We will nurture these ideas until we reach a point of whakamāramatanga (understanding), then refine them into concepts that inform how we approach whakatinana (embodiment). This will allow our creation to take shape.
Throughout this process, we uplift the mauri (life force) and wairua (spirit) of our goals and aspirations as we seek out work towards our future state, with hā (breath) encapsulating everything we co-create. At each stage, we will look back on the journey and the whakapapa that has been created.
At the base of our mahi, supporting the aroha model is our cultural foundation. When describing a digital design process, we typically refer to this diagram (see image below) made up of the desirability (our people), the feasibility (technology) and the viability (business). We realised this diagram is missing a key element — the cultural foundation.

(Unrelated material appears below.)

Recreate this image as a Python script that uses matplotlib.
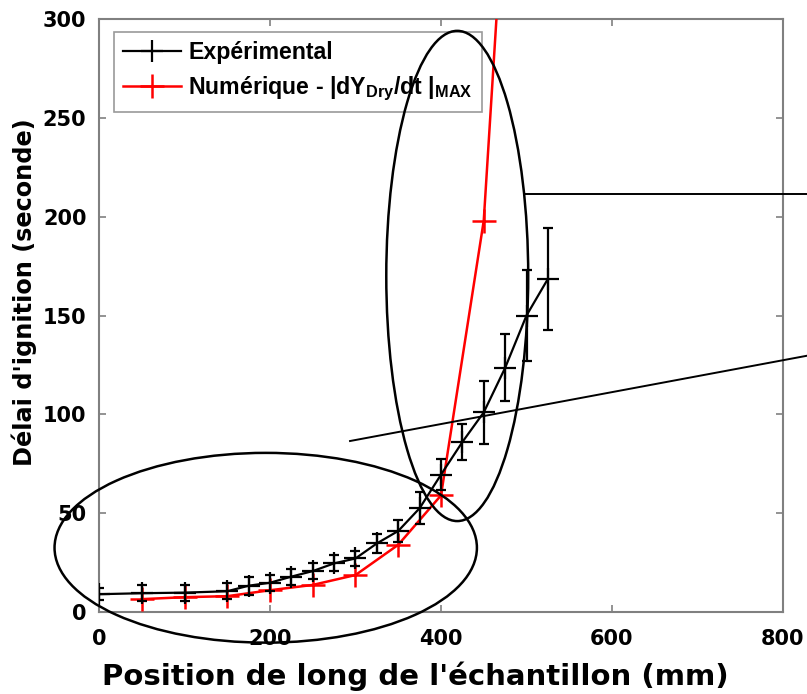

When you put a cultural foundation into your mahi the overall result is that the work feels authentic and genuine. Culture is everything. It is about how we interact with one another on the project and the products we make.
Having a cultural foundation means we focus on partnership, on whakawhanaungatanga and manaakitanga right from the start of the project. We begin with a clear intention, our why for the project and then build a narrative structure that will flow throughout the product we are making. This narrative structure is a place to tell our stories and weave a conceptual grounding to the product. In theory, the narrative would then be felt when experiencing the design, woven through every mark, every interaction and every word.
We are only at the start of our journey in understanding how to replace Human-Centred Design with a model for Aotearoa. Many across the globe are starting to think about equity-centred design to reshape and reform how we work.
Together we can build a new way of imagining our future that helps to rebuild the past we have come from and shape a future that we are proud to have our mokopuna be a part of.